City Recognizes Kirkwood High Diversity Efforts
Student essayists are honored at council meeting.
Kirkwood High School juniors Emilie Willingham, Emily Goyda, Ellen Fritschle, Dajae Williams and Rachel Kibby received gift certificates from the commission in the amount of $100, $75, $75, $50 and $25 respectively.
Students were asked to write about what they saw as the long- and short-term solutions to the problems with the lack of sensitivity toward diversity in Kirkwood.
Willingham won first place for her essay that addressed the concept of "white privilege." Goyda and Fritschle tied for second, Williams received third place and Kibby received an honorable mention.
In her essay, Willingham suggests that the city hold a cultureal festival similar to the Greentree Festival to promote sensitivity toward diversity. Such an event would be the best way to educate residents in a fun setting, she says.
"We know there are tensions in Kirkwood, and we want to bridge those gaps," Darnel Frost, chair of the Human Rights Commission said.
The need to address racial tensions in Kirkwood came to the city's attention following the 2008 Kirkwood City Council shooting. Frost noted that Kirkwood's youth are a valuable resource for the city moving forward.
"We got a lot of youth with a lot of ideas," Frost said. "They're pretty bright. (The contest) was a good way to hear what they had to say."
The winning essays can be found on the Kirkwood Human Rights Commission website.
In other news, the council granted Tom and Judy Honigfort a special use permit for a Great Harvest Bread Company at 125 W. Argonne Drive. Tom recently retired from a 30-year career with AT&T and said that the restaurant is a new adventure for him and his wife.

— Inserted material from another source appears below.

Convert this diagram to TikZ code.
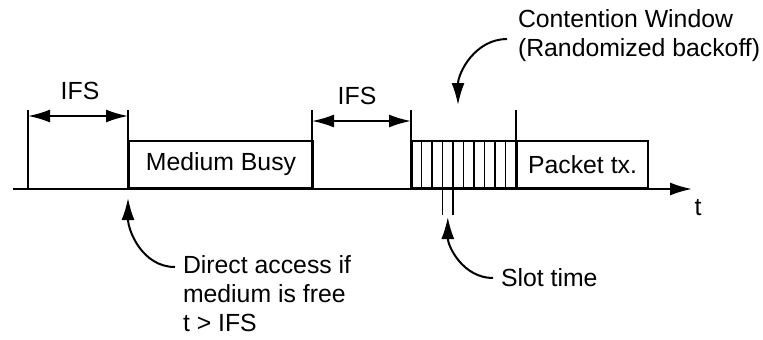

The couple aims to open the bakery in February.
Also at the meeting, council members voted against a bill that would amend the "discharge of firearms and similar weapons" section of the city's code. Mayor Arthur McDonnell asked councilors to vote against the bill, because the ordinance would require residents to receive permission from the mayor before discharging a firearm.
Additionally, language in the proposed ordinance conflicts with state statute that allows for the use of a firearm in an act of self-defense.
"I don't think it's right to give the mayor this power," McDonnell said. "There has been a lot of confusion from residents since this came up about what their rights are. I think we can write a different ordinance that would be better suited to our community."
The next meeting of the Kirkwood City Council will be held Dec. 16 at 7 p.m. The Kirkwood Human Rights Commission will meet Tuesday at 6:30 p.m.